Полчаса спустя они люто спорили: Мартин утверждал, что весь мир должен прекратить войны, и торговлю, и писанье романов, и дружно пойти в лаборатории наблюдать новые явления, а Готлиб возражал, что в науке и так слишком много развелось верхоглядов, что необходимо только одно — математический анализ (и часто опровержение) ранее наблюденных явлений.

Это звучало воинственно, и все время у Мартина было блаженное чувство, что наконец-то он дома.

Лаборатория, где они разговаривали (Готлиб шагал из угла в угол, скрутив руки в причудливый узел за узкой спиной; Мартин то присаживался на высокие табуреты, то соскакивал, с них), ничем не была замечательна — водопровод, стол, занумерованные пробирки в стойке, микроскоп, несколько тетрадей и таблиц pH; в глубине комнаты, на простом кухонном столе — ряд причудливых колб, соединенных стеклянными и резиновыми трубками, — и все-таки время от времени Мартин посреди какой-нибудь тирады обводил эту комнату почтительным взором.

Готлиб прервал спор:

— Какую работу вы думаете здесь начать?

— Да я, сэр, хотел бы вам помогать… если смогу. Вы, должно быть, разрабатываете разные вопросы, связанные с синтезом антител?

— Да, мне кажется, я смогу подвести иммун-реакции под закон действия масс. Но вы не должны мне помогать. Вы должны вести собственную работу. Чем вы хотите заняться? Это вам не клиника, где друг за дружкой с утра до вечера идут пациенты.

— Я хочу найти гемолизин, в отношении которого имеется антитело. Для стрептолизина не имеется. Я хотел бы поработать со стафилолизином.
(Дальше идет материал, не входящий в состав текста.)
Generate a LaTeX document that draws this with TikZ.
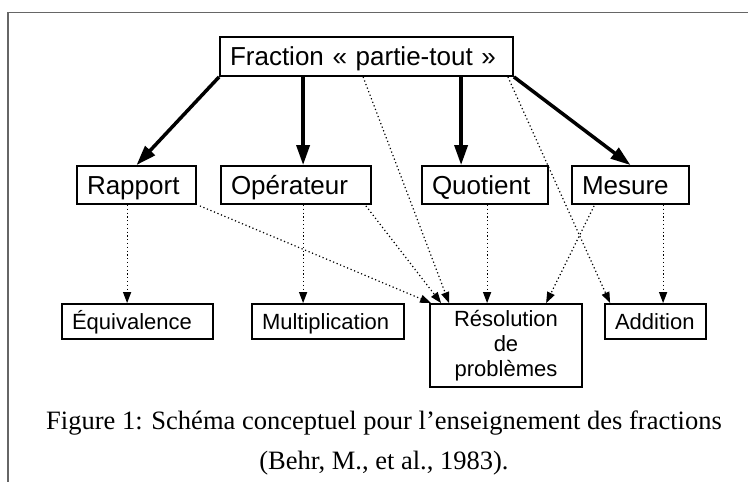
\documentclass[tikz,border=0pt]{standalone}
\usepackage{fontspec}
\setmainfont{Liberation Serif}
\setsansfont{Liberation Sans}
\usetikzlibrary{arrows.meta,calc}
\begin{document}
\begin{tikzpicture}[x=1pt,y=-1pt,
  boxbase/.style={draw, line width=1.8pt, inner ysep=0pt, font=\sffamily},
  bigbox/.style={boxbase, font=\sffamily\fontsize{26}{30}\selectfont, text height=18.6pt, text depth=0pt, align=left, inner xsep=10pt},
  smallbox/.style={boxbase, font=\sffamily\fontsize{22}{25}\selectfont, text height=15.8pt, text depth=0pt, align=left, inner xsep=10pt},
  thickarrow/.style={line width=3.5pt, -{Triangle[length=20pt,width=13pt]}},
  dotarrow/.style={line width=1.2pt, dash pattern=on 1.2pt off 2.6pt, -{Triangle[length=11pt,width=8pt]}},
  captext/.style={font=\rmfamily\fontsize{26.5}{30}\selectfont, inner sep=0pt, anchor=base}
]
\useasboundingbox (0,0) rectangle (748,482);
\draw[line width=1.2pt, black!60] (8,482) -- (8,12.7) -- (748,12.7);

\node[bigbox, text width=273pt, minimum height=39pt] (top) at (366.5,56.5) {Fraction « partie-tout »};
\node[bigbox, text width=99pt, minimum height=38pt] (rap) at (136.5,185) {Rapport};
\node[bigbox, text width=130pt, minimum height=38pt] (op) at (296,185) {Opérateur};
\node[bigbox, text width=106pt, minimum height=38pt] (quo) at (485,185) {Quotient};
\node[bigbox, text width=97pt, minimum height=38pt] (mes) at (630.5,185) {Mesure};

\node[smallbox, text width=131pt, minimum height=35pt] (equ) at (137.5,321.5) {Équivalence};
\node[smallbox, text width=132pt, minimum height=35pt] (mul) at (328,321.5) {Multiplication};
\node[smallbox, text width=81pt, minimum height=35pt] (add) at (655.5,321.5) {Addition};
\node[boxbase, font=\sffamily\fontsize{22}{25}\selectfont, align=center, minimum width=152pt, minimum height=83pt, inner xsep=0pt] (res) at (506,345.5) {Résolution\\de\\problèmes};

% thick arrows
\draw[thickarrow] (top.south west) -- (rap.north);
\draw[thickarrow] ($(top.south west)+(84,0)$) -- ($(op.north west)+(83,0)$);
\draw[thickarrow] ($(top.south west)+(242,0)$) -- ($(quo.north west)+(40,0)$);
\draw[thickarrow] (top.south east) -- (mes.north);

% dotted arrows
\draw[dotarrow] ($(rap.south west)+(51,0)$) -- ($(equ.north west)+(66,0)$);
\draw[dotarrow] ($(rap.south east)+(3,1)$) -- ($(res.north west)+(2,0)$);
\draw[dotarrow] ($(op.south west)+(83,0)$) -- ($(mul.north west)+(52,0)$);
\draw[dotarrow] ($(op.south east)+(-6,1)$) -- ($(res.north west)+(12,0)$);
\draw[dotarrow] ($(top.south west)+(144,0)$) -- ($(res.north west)+(20,0)$);
\draw[dotarrow] ($(quo.south west)+(66,0)$) -- ($(res.north west)+(58,0)$);
\draw[dotarrow] ($(mes.south west)+(23,1)$) -- ($(res.north west)+(117,0)$);
\draw[dotarrow] ($(top.south east)+(-6,0)$) -- ($(add.north west)+(6,0)$);
\draw[dotarrow] ($(mes.south west)+(92,0)$) -- ($(add.north west)+(59,0)$);

\node[captext] (cap1) at (384,429) {Figure 1: Schéma conceptuel pour l’enseignement des fractions};
\node[captext] (cap2) at (384,469) {(Behr, M., et al., 1983).};
\end{tikzpicture}
\end{document}
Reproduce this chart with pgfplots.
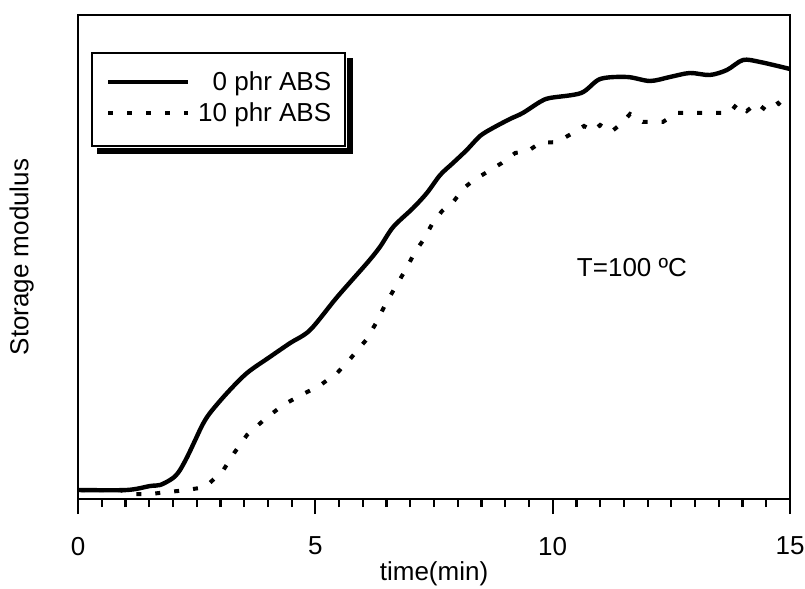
\documentclass[border=0pt]{standalone}
\usepackage{pgfplots}
\pgfplotsset{compat=1.18}
\usepackage{fontspec}
\setmainfont{Liberation Sans}
\usetikzlibrary{calc}

\begin{document}
\fontsize{13pt}{15pt}\selectfont
\begin{tikzpicture}
\begin{axis}[
    name=ax,
    scale only axis,
    width=356pt, height=242pt,
    xmin=0, xmax=15,
    ymin=0, ymax=484,
    xtick={0,5,10,15},
    minor x tick num=9,
    ytick=\empty,
    xtick pos=bottom,
    tick align=outside,
    major tick length=7.5pt,
    minor tick length=4pt,
    every tick/.style={black, line width=1.1pt},
    axis line style={line width=1.2pt},
    /pgf/number format/assume math mode=true,
    xticklabel style={yshift=-7pt},
    xlabel={time(min)},
    ylabel={Storage modulus},
    xlabel style={at={(axis description cs:0.5,-0.155)}, anchor=center},
    ylabel style={at={(axis description cs:-0.079,0.5)}, anchor=center},
    legend cell align=right,
    legend style={
        name=leg,
        at={(axis description cs:0.018,0.924)}, anchor=north west,
        line width=1pt, draw=black, fill=white,
        inner xsep=7pt, inner ysep=9.5pt,
        row sep=3.5pt, column sep=4pt,
        nodes={inner sep=0pt, text height=9.5pt, text depth=2.5pt},
    },
    legend image code/.code={\draw[#1] (0pt,1pt) -- (40pt,1pt);},
]

% 0 phr ABS
\addplot[black, line width=2.2pt, smooth] coordinates {
    (0.00,9) (1.03,9) (1.52,13) (1.73,14) (1.94,19) (2.05,23) (2.15,29)
    (2.30,42) (2.47,59) (2.62,74) (2.78,86) (3.14,106) (3.56,126) (4.04,142)
    (4.47,156) (4.89,169) (5.46,202) (6.09,236) (6.36,252) (6.64,272)
    (7.06,291) (7.35,306) (7.63,324) (7.90,336) (8.19,349) (8.47,363)
    (8.74,371) (9.10,380) (9.37,386) (9.73,397) (9.94,401) (10.60,406)
    (11.00,420) (11.57,422) (12.05,418) (12.47,422) (12.89,426)
    (13.31,424) (13.67,429) (14.01,439) (14.37,437) (15.00,430)
};
\addlegendentry{0 phr ABS}

% 10 phr ABS
\addplot[black, line width=2pt, dash pattern=on 2.5pt off 7pt] coordinates {
    (0.04,9) (0.46,9) (0.88,9) (1.16,5) (1.52,5) (1.90,7) (2.30,9)
    (2.68,12) (3.05,28) (3.29,46) (3.56,64) (3.94,80) (4.32,94)
    (4.70,104) (5.08,113) (5.46,126) (5.75,141) (6.07,159) (6.28,176)
    (6.49,196) (6.70,213) (6.91,230) (7.10,247) (7.29,260) (7.46,275)
    (7.67,288) (7.92,298) (8.13,311) (8.34,319) (8.62,327) (8.93,336)
    (9.21,346) (9.48,348) (9.73,356) (10.09,357) (10.39,365) (10.66,373)
    (10.85,368) (11.00,374) (11.23,367) (11.46,376) (11.63,385)
    (11.90,377) (12.32,377) (12.62,386) (12.96,386) (13.38,386)
    (13.73,386) (13.90,396) (14.09,388) (14.30,396) (14.51,388)
    (14.75,396) (14.94,387)
};
\addlegendentry{10 phr ABS}

\node[anchor=center] at (axis cs:11.67,231) {T=100 ºC};
\end{axis}
% legend shadow
\fill[black] ($(leg.north east)+(0.5pt,-3pt)$) rectangle ($(leg.south east)+(3.5pt,-3.5pt)$);
\fill[black] ($(leg.south west)+(3pt,-0.5pt)$) rectangle ($(leg.south east)+(3.5pt,-3.5pt)$);
\pgfresetboundingbox
\path ($(ax.south west)+(-39pt,-44.5pt)$) rectangle ($(ax.north east)+(7.5pt,7.5pt)$);
\end{tikzpicture}
\end{document}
Вы не возражаете?

— Мне безразлично, что вы делаете, лишь бы вы не воровали из ледника моих стафилококковых культур и лишь бы у вас все время был таинственный вид, чтобы доктор Табз, наш директор, думал, что вы заняты чем-то очень важным. So! Имею внести только одно предложение: когда вы увязнете в какой-нибудь проблеме, так у меня стоит в кабинете прекрасное собрание детективных романов. Но нет. Я должен быть серьезным хоть на этот раз, когда вы только приехали, — да?

Может быть, я чудак, Мартин. Многие меня ненавидят. Подкапываются под меня… о, вы думаете, это мое воображение, но увидите сами! Я делаю ошибки. Но одно я всегда сохраняю в чистоте: религию ученого.
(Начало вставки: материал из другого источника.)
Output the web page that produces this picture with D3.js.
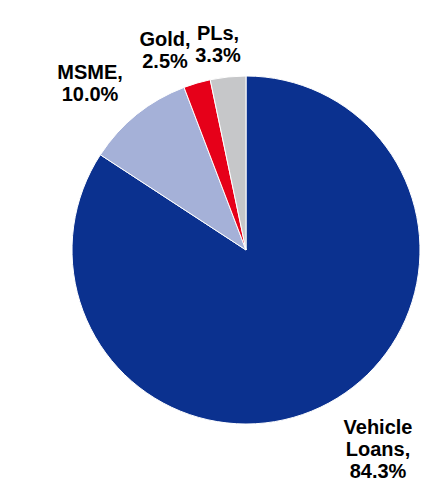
<!DOCTYPE html>
<html lang="en">
<head>
<meta charset="utf-8">
<title>Loan mix pie</title>
<script src="https://cdn.jsdelivr.net/npm/d3@7"></script>
<style>
  body { margin: 0; background: #fff; }
  text { font-family: Arial, "Liberation Sans", sans-serif; font-weight: bold; font-size: 20px; fill: #000; }
</style>
</head>
<body>
<script>
// data
var categories = ["Vehicle Loans", "MSME", "Gold", "PLs"];
var shares = [84.3, 10.0, 2.5, 3.3];
var colors = ["#0b318f", "#a5b1d8", "#e60019", "#c6c7c9"];

// label lines and where they sit (layout only)
var labelLines = [["Vehicle", "Loans,", "84.3%"], ["MSME,", "10.0%"], ["Gold,", "2.5%"], ["PLs,", "3.3%"]];
var labelAt = [[378, 434], [90, 79], [165, 46], [218, 40]];

var w = 424, h = 482;
var cx = 246, cy = 250, r = 174;

var svg = d3.select("body").append("svg")
  .attr("width", w)
  .attr("height", h);

var pie = d3.pie().sort(null).value(function(d) { return d; });
var arc = d3.arc().innerRadius(0).outerRadius(r);

var g = svg.append("g").attr("transform", "translate(" + cx + "," + cy + ")");

g.selectAll("path")
  .data(pie(shares))
  .enter()
  .append("path")
  .attr("d", arc)
  .attr("fill", function(d, i) { return colors[i]; })
  .attr("stroke", "#fff")
  .attr("stroke-width", 1);

var labels = svg.selectAll("text.lbl")
  .data(categories)
  .enter()
  .append("text")
  .attr("class", "lbl")
  .attr("text-anchor", "middle")
  .attr("x", function(d, i) { return labelAt[i][0]; })
  .attr("y", function(d, i) { return labelAt[i][1]; });

labels.each(function(d, i) {
  var t = d3.select(this);
  labelLines[i].forEach(function(line, j) {
    t.append("tspan")
      .attr("x", labelAt[i][0])
      .attr("dy", j === 0 ? 0 : 22)
      .text(line);
  });
});
</script>
</body>
</html>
Быть ученым — это не просто особый вид работы, не так, что человек просто может выбирать: быть ли ему ученым, или стать путешественником, коммивояжером, врачом, королем, фермером. Это сплетение очень смутных эмоций, как мистицизм или потребность писать стихи; оно делает свою жертву резко отличной от нормального порядочного человека. Нормальный человек мало беспокоится о том, что он делает, лишь бы работа позволяла есть, спать и любить. Ученый же глубоко религиозен — так религиозен, что не желает принимать полуистины, потому что они оскорбительны для его веры.
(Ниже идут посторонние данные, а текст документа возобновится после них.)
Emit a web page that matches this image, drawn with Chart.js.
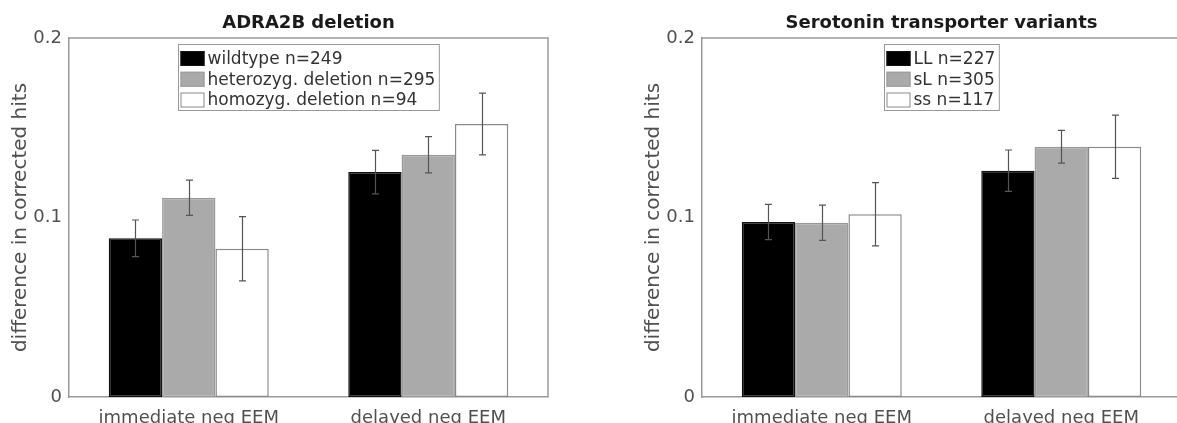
<!DOCTYPE html>
<html><head><meta charset="utf-8">
<script src="https://cdn.jsdelivr.net/npm/chart.js@4/dist/chart.umd.min.js"></script>
<style>
html,body{margin:0;padding:0;background:#fff;overflow:hidden;width:1177px;height:423px;}
#wrap{position:relative;width:1177px;height:423px;overflow:hidden;background:#fff;}
#c1{position:absolute;left:0;top:0;}
#c2{position:absolute;left:633px;top:0;}
</style></head><body>
<div id="wrap"><canvas id="c1" width="633" height="423"></canvas><canvas id="c2" width="633" height="423"></canvas></div>
<script>
const categories = ['immediate neg EEM', 'delayed neg EEM'];
const yTicks = [0, 0.1, 0.2];
const yLabel = 'difference in corrected hits';

const titleA = 'ADRA2B deletion';
const labelsA = ['wildtype n=249', 'heterozyg. deletion n=295', 'homozyg. deletion n=94'];
const wildtype = [0.0884, 0.1253];
const heterozyg = [0.1110, 0.1350];
const homozyg = [0.0826, 0.1521];
const wildtypeErr = [0.0102, 0.0121];
const heterozygErr = [0.0098, 0.0101];
const homozygErr = [0.0179, 0.0172];

const titleB = 'Serotonin transporter variants';
const labelsB = ['LL n=227', 'sL n=305', 'ss n=117'];
const LL = [0.0975, 0.1261];
const sL = [0.0971, 0.1394];
const ss = [0.1018, 0.1394];
const LLErr = [0.0098, 0.0115];
const sLErr = [0.0098, 0.0091];
const ssErr = [0.0176, 0.0176];

const FONT = 'DejaVu Sans';
const AXIS = '#9a9a9a';
const TXT = '#505050';
const fills = ['#000000', '#aaaaaa', '#ffffff'];
const edges = ['#111111', '#999999', '#8a8a8a'];

const decor = {
  id: 'decor',
  afterDatasetsDraw(chart, args, opts) {
    const ctx = chart.ctx, ys = chart.scales.y;
    ctx.save();
    ctx.strokeStyle = '#555';
    ctx.lineWidth = 1.2;
    chart.data.datasets.forEach((ds, i) => {
      const meta = chart.getDatasetMeta(i);
      meta.data.forEach((el, j) => {
        const v = ds.data[j], e = ds.err[j];
        const x = Math.round(el.x) + 0.5;
        const y1 = ys.getPixelForValue(v + e), y2 = ys.getPixelForValue(v - e);
        ctx.beginPath();
        ctx.moveTo(x, y1); ctx.lineTo(x, y2);
        ctx.moveTo(x - 3.5, y1); ctx.lineTo(x + 3.5, y1);
        ctx.moveTo(x - 3.5, y2); ctx.lineTo(x + 3.5, y2);
        ctx.stroke();
      });
    });
    ctx.restore();
  },
  afterDraw(chart, args, opts) {
    const ctx = chart.ctx, ca = chart.chartArea;
    ctx.save();
    ctx.strokeStyle = AXIS; ctx.lineWidth = 1.5;
    ctx.beginPath();
    ctx.moveTo(ca.left, ca.top); ctx.lineTo(ca.right, ca.top); ctx.lineTo(ca.right, ca.bottom);
    ctx.stroke();
    const cx = (ca.left + ca.right) / 2;
    ctx.fillStyle = '#1a1a1a';
    ctx.font = 'bold 18px "' + FONT + '"';
    ctx.textAlign = 'center'; ctx.textBaseline = 'middle';
    ctx.fillText(opts.title, cx, 23);
    ctx.font = '17px "' + FONT + '"';
    const labels = chart.data.datasets.map(d => d.label);
    const maxW = Math.max(...labels.map(t => ctx.measureText(t).width));
    const bw = 30 + maxW + 3, bh = 66;
    const bx = Math.round(cx - bw / 2) + 0.5, by = 44.5;
    ctx.fillStyle = '#fff';
    ctx.fillRect(bx, by, bw, bh);
    ctx.strokeStyle = '#999'; ctx.lineWidth = 1;
    ctx.strokeRect(bx, by, bw, bh);
    ctx.textAlign = 'left';
    labels.forEach((t, i) => {
      const ry = by + 14 + i * 20.75;
      ctx.fillStyle = fills[i];
      ctx.fillRect(bx + 2, ry - 7.5, 24, 15);
      ctx.strokeStyle = edges[i]; ctx.lineWidth = 1;
      ctx.strokeRect(bx + 2.5, ry - 7, 23, 14);
      ctx.fillStyle = '#333';
      ctx.fillText(t, bx + 29, ry + 1);
    });
    ctx.restore();
  }
};

function makeChart(id, title, labels, vals, errs) {
  const datasets = labels.map((l, i) => ({
    label: l,
    data: vals[i],
    err: errs[i],
    backgroundColor: fills[i],
    borderColor: edges[i],
    borderWidth: 1.5,
    borderSkipped: false,
    barPercentage: 1,
    categoryPercentage: 0.668
  }));
  return new Chart(document.getElementById(id), {
    type: 'bar',
    data: { labels: categories, datasets },
    plugins: [decor],
    options: {
      responsive: false,
      animation: false,
      layout: { padding: { left: 0, top: 38, right: 85, bottom: 0 } },
      plugins: {
        legend: { display: false },
        tooltip: { enabled: false },
        title: { display: false },
        decor: { title: title }
      },
      scales: {
        x: {
          grid: { display: false, drawTicks: false },
          border: { display: true, color: AXIS, width: 1.5 },
          ticks: { font: { family: FONT, size: 18 }, color: TXT, padding: 11, maxRotation: 0 },
          afterFit(s) { s.height = 26; }
        },
        y: {
          min: 0, max: 0.2,
          afterBuildTicks(s) { s.ticks = yTicks.map(v => ({ value: v })); },
          grid: { display: false, drawTicks: false },
          border: { display: true, color: AXIS, width: 1.5 },
          ticks: { font: { family: FONT, size: 18 }, color: TXT, padding: 7 },
          title: { display: true, text: yLabel, font: { family: FONT, size: 20 }, color: TXT, padding: { top: 9, bottom: 0 } },
          afterFit(s) { s.width = 69; }
        }
      }
    }
  });
}

makeChart('c1', titleA, labelsA, [wildtype, heterozyg, homozyg], [wildtypeErr, heterozygErr, homozygErr]);
makeChart('c2', titleB, labelsB, [LL, sL, ss], [LLErr, sLErr, ssErr]);
</script>
</body></html>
Он хочет, чтобы все было подчинено неумолимым законам. Он в равной мере против капиталистов, которые думают, что их глупое загребанье денег есть система, и против либералов, которые думают, что человек — не из тех животных, которые борются. Он смотрит на американского бизнесмена и европейского аристократа — и одинаково презирает их трескотню. Презирает! Все как есть. Он ненавидит проповедников, рассказывающих басни, но не слишком расположен и к антропологам или историкам, которые могут только строить догадки и все-таки смеют называть себя учеными! О да, он человек, которого, конечно, должны ненавидеть все хорошие, добрые люди!